Work to do: Give every line below again, exactly.

Given data:
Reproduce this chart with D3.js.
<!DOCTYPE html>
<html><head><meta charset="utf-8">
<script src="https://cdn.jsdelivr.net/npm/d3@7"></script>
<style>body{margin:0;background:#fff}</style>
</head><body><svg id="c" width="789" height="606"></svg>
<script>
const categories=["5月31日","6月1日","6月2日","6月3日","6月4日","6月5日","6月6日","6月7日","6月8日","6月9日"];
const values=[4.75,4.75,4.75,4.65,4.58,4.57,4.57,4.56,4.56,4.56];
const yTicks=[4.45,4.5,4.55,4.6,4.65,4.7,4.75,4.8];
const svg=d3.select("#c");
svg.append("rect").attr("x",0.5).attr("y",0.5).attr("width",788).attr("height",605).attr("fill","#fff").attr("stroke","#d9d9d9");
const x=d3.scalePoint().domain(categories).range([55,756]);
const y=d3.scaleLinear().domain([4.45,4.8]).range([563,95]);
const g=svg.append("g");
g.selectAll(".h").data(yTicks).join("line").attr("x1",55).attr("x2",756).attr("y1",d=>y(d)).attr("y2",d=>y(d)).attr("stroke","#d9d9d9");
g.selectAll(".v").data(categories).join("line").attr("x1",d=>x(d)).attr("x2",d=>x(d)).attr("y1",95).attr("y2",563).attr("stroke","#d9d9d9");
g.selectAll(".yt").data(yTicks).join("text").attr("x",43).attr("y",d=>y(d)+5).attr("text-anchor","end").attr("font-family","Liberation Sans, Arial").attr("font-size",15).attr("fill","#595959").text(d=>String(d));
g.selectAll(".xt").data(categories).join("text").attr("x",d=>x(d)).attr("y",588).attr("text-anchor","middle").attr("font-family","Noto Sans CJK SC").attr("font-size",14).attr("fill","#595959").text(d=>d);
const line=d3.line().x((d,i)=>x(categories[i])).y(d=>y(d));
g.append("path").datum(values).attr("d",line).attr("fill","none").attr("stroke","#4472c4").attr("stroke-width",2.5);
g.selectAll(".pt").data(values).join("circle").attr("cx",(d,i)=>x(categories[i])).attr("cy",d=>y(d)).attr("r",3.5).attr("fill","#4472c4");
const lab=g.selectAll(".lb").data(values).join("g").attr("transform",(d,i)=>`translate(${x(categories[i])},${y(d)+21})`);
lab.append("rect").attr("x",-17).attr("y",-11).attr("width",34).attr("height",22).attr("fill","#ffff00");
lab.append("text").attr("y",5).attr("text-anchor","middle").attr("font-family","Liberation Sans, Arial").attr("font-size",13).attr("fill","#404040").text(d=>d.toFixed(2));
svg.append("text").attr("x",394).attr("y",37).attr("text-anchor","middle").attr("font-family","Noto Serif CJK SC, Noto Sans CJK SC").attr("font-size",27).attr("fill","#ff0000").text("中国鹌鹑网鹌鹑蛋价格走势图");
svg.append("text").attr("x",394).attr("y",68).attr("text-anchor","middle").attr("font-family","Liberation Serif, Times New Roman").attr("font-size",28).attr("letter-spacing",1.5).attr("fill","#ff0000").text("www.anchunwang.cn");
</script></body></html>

Finished task:
Reproduce this chart with D3.js.
<!DOCTYPE html>
<html><head><meta charset="utf-8">
<script src="https://cdn.jsdelivr.net/npm/d3@7"></script>
<style>body{margin:0;background:#fff}</style>
</head><body><svg id="c" width="789" height="606"></svg>
<script>
const categories=["5月31日","6月1日","6月2日","6月3日","6月4日","6月5日","6月6日","6月7日","6月8日","6月9日"];
const values=[4.75,4.75,4.75,4.65,4.58,4.57,4.57,4.56,4.56,4.56];
const yTicks=[4.45,4.5,4.55,4.6,4.65,4.7,4.75,4.8];
const svg=d3.select("#c");
svg.append("rect").attr("x",0.5).attr("y",0.5).attr("width",788).attr("height",605).attr("fill","#fff").attr("stroke","#d9d9d9");
const x=d3.scalePoint().domain(categories).range([55,756]);
const y=d3.scaleLinear().domain([4.45,4.8]).range([563,95]);
const g=svg.append("g");
g.selectAll(".h").data(yTicks).join("line").attr("x1",55).attr("x2",756).attr("y1",d=>y(d)).attr("y2",d=>y(d)).attr("stroke","#d9d9d9");
g.selectAll(".v").data(categories).join("line").attr("x1",d=>x(d)).attr("x2",d=>x(d)).attr("y1",95).attr("y2",563).attr("stroke","#d9d9d9");
g.selectAll(".yt").data(yTicks).join("text").attr("x",43).attr("y",d=>y(d)+5).attr("text-anchor","end").attr("font-family","Liberation Sans, Arial").attr("font-size",15).attr("fill","#595959").text(d=>String(d));
g.selectAll(".xt").data(categories).join("text").attr("x",d=>x(d)).attr("y",588).attr("text-anchor","middle").attr("font-family","Noto Sans CJK SC").attr("font-size",14).attr("fill","#595959").text(d=>d);
const line=d3.line().x((d,i)=>x(categories[i])).y(d=>y(d));
g.append("path").datum(values).attr("d",line).attr("fill","none").attr("stroke","#4472c4").attr("stroke-width",2.5);
g.selectAll(".pt").data(values).join("circle").attr("cx",(d,i)=>x(categories[i])).attr("cy",d=>y(d)).attr("r",3.5).attr("fill","#4472c4");
const lab=g.selectAll(".lb").data(values).join("g").attr("transform",(d,i)=>`translate(${x(categories[i])},${y(d)+21})`);
lab.append("rect").attr("x",-17).attr("y",-11).attr("width",34).attr("height",22).attr("fill","#ffff00");
lab.append("text").attr("y",5).attr("text-anchor","middle").attr("font-family","Liberation Sans, Arial").attr("font-size",13).attr("fill","#404040").text(d=>d.toFixed(2));
svg.append("text").attr("x",394).attr("y",37).attr("text-anchor","middle").attr("font-family","Noto Serif CJK SC, Noto Sans CJK SC").attr("font-size",27).attr("fill","#ff0000").text("中国鹌鹑网鹌鹑蛋价格走势图");
svg.append("text").attr("x",394).attr("y",68).attr("text-anchor","middle").attr("font-family","Liberation Serif, Times New Roman").attr("font-size",28).attr("letter-spacing",1.5).attr("fill","#ff0000").text("www.anchunwang.cn");
</script></body></html>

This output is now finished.